### DATASET EXTRACT

○ ○ ○ ○ ○

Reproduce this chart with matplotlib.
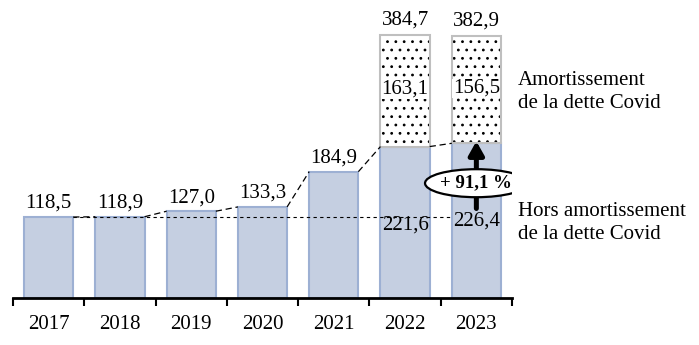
import matplotlib.pyplot as plt
from matplotlib.patches import Ellipse
import numpy as np

# --- DATA ---
years = ["2017", "2018", "2019", "2020", "2021", "2022", "2023"]
hors_covid = [118.5, 118.9, 127.0, 133.3, 184.9, 221.6, 226.4]
covid = [0, 0, 0, 0, 0, 163.1, 156.5]
totals = [None, None, None, None, None, 384.7, 382.9]
hausse_label = "+ 91,1 %"

BLUE = "#C5CFE1"
BLUE_EDGE = "#9DB0D3"
GREY_EDGE = "#BFBFBF"

plt.rcParams['font.family'] = ['Liberation Serif', 'DejaVu Serif']
plt.rcParams['hatch.linewidth'] = 0.8
FS = 15

def fr(v):
    return f"{v:.1f}".replace(".", ",")

fig = plt.figure(figsize=(6.99, 3.45), dpi=100)
ax = fig.add_axes([13 / 699, 47 / 345, 499 / 699, 287 / 345])

x = np.arange(len(years))
w = 0.69

# base bars
ax.bar(x, hors_covid, width=w, color=BLUE, edgecolor=BLUE_EDGE, linewidth=1.5, zorder=2)

# covid amortisation: dotted hatch then grey outline
top_idx = [i for i, v in enumerate(covid) if v > 0]
for i in top_idx:
    ax.bar(x[i], covid[i], bottom=hors_covid[i], width=w, color="white",
           edgecolor="black", linewidth=0, hatch="..", zorder=2)
    ax.bar(x[i], covid[i], bottom=hors_covid[i], width=w, fill=False,
           edgecolor=GREY_EDGE, linewidth=1.5, zorder=3)

# connectors between bar tops
for i in range(len(years) - 1):
    ax.plot([x[i] + w / 2, x[i + 1] - w / 2], [hors_covid[i], hors_covid[i + 1]],
            color="black", linestyle=(0, (5, 3)), linewidth=0.9, zorder=4)

# reference line at 2017 level
ax.plot([x[0] + w / 2, x[6] - w / 2], [hors_covid[0], hors_covid[0]],
        color="black", linestyle=(0, (3, 3)), linewidth=0.8, zorder=4)

# value labels
inner_y = {5: 107, 6: 113}
for i in range(len(years)):
    if covid[i] > 0:
        ax.text(x[i], inner_y[i], fr(hors_covid[i]), ha="center", va="center",
                fontsize=FS, zorder=6)
        ax.text(x[i], hors_covid[i] + covid[i] / 2 + 2, fr(covid[i]), ha="center",
                va="center", fontsize=FS, zorder=6,
                bbox=dict(facecolor="white", edgecolor="none", pad=0.3))
        ax.text(x[i], totals[i] + 8, fr(totals[i]), ha="center", va="bottom",
                fontsize=FS, zorder=6)
    else:
        ax.text(x[i], hors_covid[i] + 6, fr(hors_covid[i]), ha="center", va="bottom",
                fontsize=FS, zorder=6)

# growth arrow + ellipse on 2023
ax.annotate("", xy=(x[6], hors_covid[6] + 3), xytext=(x[6], 131),
            arrowprops=dict(arrowstyle="-|>,head_length=0.8,head_width=0.45",
                            color="black", lw=3.6, shrinkA=0, shrinkB=0), zorder=7)
ell_y = 168
ax.add_patch(Ellipse((x[6], ell_y), 1.44, 41, facecolor="white", edgecolor="black",
                     linewidth=1.6, zorder=8))
ax.text(x[6], ell_y, hausse_label, ha="center", va="center", fontsize=13.5,
        fontweight="bold", zorder=9)

# legend texts on the right
ax.text(6.58, 302, "Amortissement\nde la dette Covid", ha="left", va="center",
        fontsize=FS, linespacing=1.28, clip_on=False)
ax.text(6.58, 110, "Hors amortissement\nde la dette Covid", ha="left", va="center",
        fontsize=FS, linespacing=1.25, clip_on=False)

# axes styling
ax.set_xlim(-0.5, 6.5)
ax.set_ylim(0, 420)
for s in ["top", "right", "left"]:
    ax.spines[s].set_visible(False)
ax.spines["bottom"].set_linewidth(2)
ax.set_yticks([])
ax.set_xticks(np.arange(-0.5, 7.0, 1.0))
ax.set_xticklabels([])
ax.tick_params(axis="x", which="major", direction="out", length=6, width=1.5)
ax.set_xticks(x, minor=True)
ax.set_xticklabels(years, minor=True, fontsize=FS)
ax.tick_params(axis="x", which="minor", length=0, pad=12)

fig.savefig("out.png", dpi=100)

○ ○ ○ ○ ○

### AIM OF THE TASK
Reproduce exactly the run of lines that opens the listing and closes with the line holding "edgecolor=GREY_EDGE, linewidth=1.5, zorder=3)". Pictures are excluded.

### OUTPUT BELOW
Reproduce this chart with matplotlib.
import matplotlib.pyplot as plt
from matplotlib.patches import Ellipse
import numpy as np

# --- DATA ---
years = ["2017", "2018", "2019", "2020", "2021", "2022", "2023"]
hors_covid = [118.5, 118.9, 127.0, 133.3, 184.9, 221.6, 226.4]
covid = [0, 0, 0, 0, 0, 163.1, 156.5]
totals = [None, None, None, None, None, 384.7, 382.9]
hausse_label = "+ 91,1 %"

BLUE = "#C5CFE1"
BLUE_EDGE = "#9DB0D3"
GREY_EDGE = "#BFBFBF"

plt.rcParams['font.family'] = ['Liberation Serif', 'DejaVu Serif']
plt.rcParams['hatch.linewidth'] = 0.8
FS = 15

def fr(v):
    return f"{v:.1f}".replace(".", ",")

fig = plt.figure(figsize=(6.99, 3.45), dpi=100)
ax = fig.add_axes([13 / 699, 47 / 345, 499 / 699, 287 / 345])

x = np.arange(len(years))
w = 0.69

# base bars
ax.bar(x, hors_covid, width=w, color=BLUE, edgecolor=BLUE_EDGE, linewidth=1.5, zorder=2)

# covid amortisation: dotted hatch then grey outline
top_idx = [i for i, v in enumerate(covid) if v > 0]
for i in top_idx:
    ax.bar(x[i], covid[i], bottom=hors_covid[i], width=w, color="white",
           edgecolor="black", linewidth=0, hatch="..", zorder=2)
    ax.bar(x[i], covid[i], bottom=hors_covid[i], width=w, fill=False,
           edgecolor=GREY_EDGE, linewidth=1.5, zorder=3)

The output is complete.